The rise of automation has played a special role in the complex world of fund management regulation, and Irish companies are playing a significant part. “A lot of the larger global financial services companies have a presence in Ireland and some have headquarters based out of here. This sets the scene for a strong regulatory landscape as governed by the Central Bank of Ireland, who also play a large role in European regulations. As a consequence of this, there are excellent opportunities for regtech firms to operate in this space and deliver globally scalable solutions,” says Ogie Sheehy, chief executive and founder of Kerry-based firm ViClarity.
The company started out in 2009, building a system that allowed credit unions to automate newly introduced compliance and risk management criteria. The system was subsequently rolled out across different industries, including healthcare, insurance, and funds management. “The Central Bank of Ireland has numerous different regulations across different sectors. So over time, we’ve built a library of different templates for different types of regulations. So it’s covering everything from fitness and probity to CP86, as well as anything else that the Central Bank comes out with it,” explains Neil O’Sullivan, business development manager at ViClarity.

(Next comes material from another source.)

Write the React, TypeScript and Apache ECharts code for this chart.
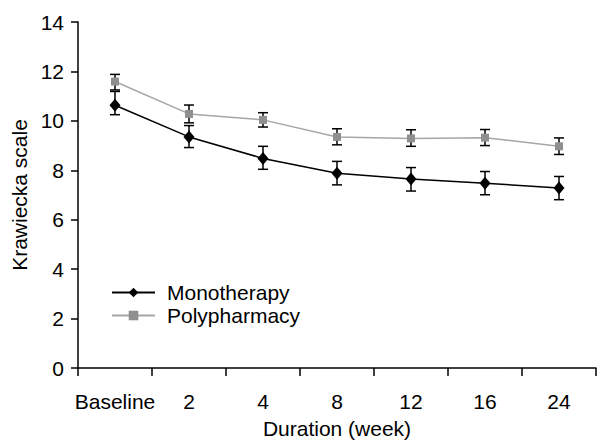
import React, { useEffect, useRef } from "react";
import * as echarts from "echarts";

const categories = ["Baseline", "2", "4", "8", "12", "16", "24"];
const monoMean = [10.63, 9.35, 8.48, 7.88, 7.65, 7.48, 7.28];
const monoLow = [10.25, 8.92, 8.04, 7.41, 7.16, 7.01, 6.81];
const monoHigh = [11.19, 9.81, 8.97, 8.36, 8.11, 7.95, 7.75];
const polyMean = [11.59, 10.28, 10.04, 9.35, 9.29, 9.32, 8.97];
const polyLow = [11.25, 9.92, 9.75, 9.03, 8.97, 9.0, 8.64];
const polyHigh = [11.88, 10.64, 10.33, 9.68, 9.64, 9.65, 9.31];

const FONT = "Liberation Sans, Arial, Helvetica, sans-serif";
const FS = 21;

function errData(low: number[], high: number[]) {
  return categories.map((_, i) => [i, low[i], high[i]]);
}

function errRender(params: any, api: any) {
  const x = api.value(0);
  const lo = api.coord([x, api.value(1)]);
  const hi = api.coord([x, api.value(2)]);
  const w = 5;
  const style = { stroke: "#000", lineWidth: 1.5 };
  return {
    type: "group",
    children: [
      { type: "line", shape: { x1: lo[0], y1: lo[1], x2: hi[0], y2: hi[1] }, style },
      { type: "line", shape: { x1: lo[0] - w, y1: lo[1], x2: lo[0] + w, y2: lo[1] }, style },
      { type: "line", shape: { x1: hi[0] - w, y1: hi[1], x2: hi[0] + w, y2: hi[1] }, style },
    ],
  };
}

export default function App() {
  const ref = useRef<HTMLDivElement>(null);
  useEffect(() => {
    if (!ref.current) return;
    const chart = echarts.init(ref.current, undefined, { renderer: "svg" });
    chart.setOption({
      animation: false,
      backgroundColor: "#fff",
      grid: { left: 78, right: 1, top: 22, bottom: 70, containLabel: false },
      legend: {
        left: 106,
        top: 277,
        orient: "vertical",
        itemWidth: 43,
        itemHeight: 12,
        itemGap: 2,
        textStyle: { fontFamily: FONT, fontSize: FS, color: "#000", padding: [0, 0, 0, 7] },
        data: ["Monotherapy", "Polypharmacy"],
      },
      xAxis: {
        type: "category",
        data: categories,
        boundaryGap: true,
        name: "Duration (week)",
        nameLocation: "middle",
        nameGap: 50,
        nameTextStyle: { fontFamily: FONT, fontSize: FS, color: "#000" },
        axisLine: { lineStyle: { color: "#000", width: 1.5 } },
        axisTick: { show: true, length: 8, alignWithLabel: false, lineStyle: { color: "#000", width: 1.5 } },
        axisLabel: { fontFamily: FONT, fontSize: FS, color: "#000", margin: 23, interval: 0 },
        splitLine: { show: false },
      },
      yAxis: {
        type: "value",
        min: 0,
        max: 14,
        interval: 2,
        name: "Krawiecka scale",
        nameLocation: "middle",
        nameGap: 47,
        nameRotate: 90,
        nameTextStyle: { fontFamily: FONT, fontSize: FS, color: "#000" },
        axisLine: { show: true, lineStyle: { color: "#000", width: 1.5 } },
        axisTick: { show: true, length: 7, lineStyle: { color: "#000", width: 1.5 } },
        axisLabel: { fontFamily: FONT, fontSize: FS, color: "#000", margin: 14 },
        splitLine: { show: false },
      },
      series: [
        {
          name: "MonoErr",
          type: "custom",
          renderItem: errRender,
          data: errData(monoLow, monoHigh),
          z: 1,
          silent: true,
        },
        {
          name: "PolyErr",
          type: "custom",
          renderItem: errRender,
          data: errData(polyLow, polyHigh),
          z: 1,
          silent: true,
        },
        {
          name: "Polypharmacy",
          type: "line",
          data: polyMean,
          symbol: "rect",
          symbolSize: 8,
          itemStyle: { color: "#8f8f8f" },
          lineStyle: { color: "#a6a6a6", width: 1.5 },
          z: 3,
        },
        {
          name: "Monotherapy",
          type: "line",
          data: monoMean,
          symbol: "diamond",
          symbolSize: [11, 13],
          itemStyle: { color: "#000" },
          lineStyle: { color: "#000", width: 1.5 },
          z: 4,
        },
      ],
    });
    return () => chart.dispose();
  }, []);
  return <div ref={ref} style={{ width: 597, height: 444, position: "absolute", left: 0, top: 0 }} />;
}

High-profile collapses such as Lehman Brothers and Custom House Capital encouraged the Central Bank of Ireland to issue revised frameworks in 2015 and 2016, which gave new regulations for investment firms and fund service providers.
"Around that time we partnered with PwC to build these new regulations into our system," says O'Sullivan. "That was a very popular piece of regulation that had just come out, and many fund management organisations didn't know where to start. So we built out the content, offered them the templates and that's how we got a number of the funds companies on our books. Since then, we've built out a lot of fund-specific content."
Ability to adapt quickly
Part of being successful in the regtech industry is the ability to adapt quickly as regulation changes, suggests O'Sullivan. "To continue the growth you have to stay up to date with what's happening in the regulation, and you need to stay up to date with the technology, so you can change as the client's needs change. If you look at the US, our competitors would be the big SAP structures like RSA Archer, where they're a massive beast of a company where it could take a year or two to implement a software, and a lot of consulting fees. We are different because we are more agile. If the regulation changes, we can change quite quickly."
Another major factor to the growth of the regtech industry in Ireland is the easy access to multinationals, according to O’Sullivan. “The fact that so many global companies have a Dublin base and a Dublin operation is fantastic for us,” he says. “It is a lot easier to get a foot in the door with the Dublin office. We can implement the system into an Irish branch, and roll it out globally over time.”
Regtech growth in Ireland looks set to continue, with Brexit playing a significant part, suggests Ogie Sheehy. "In the next few years I think the trend will continue where we see significant growth in regtech firms setting up in Ireland," he says. "This will be further increased by many UK financial services firms relocating their business operations to Ireland as a result of Brexit uncertainty. Ireland has set itself up as a strong base for regtech firms and I think this will continue over the coming years, strengthening the competencies and skills for Ireland positioning itself as a hub and centre of excellence for global regtech.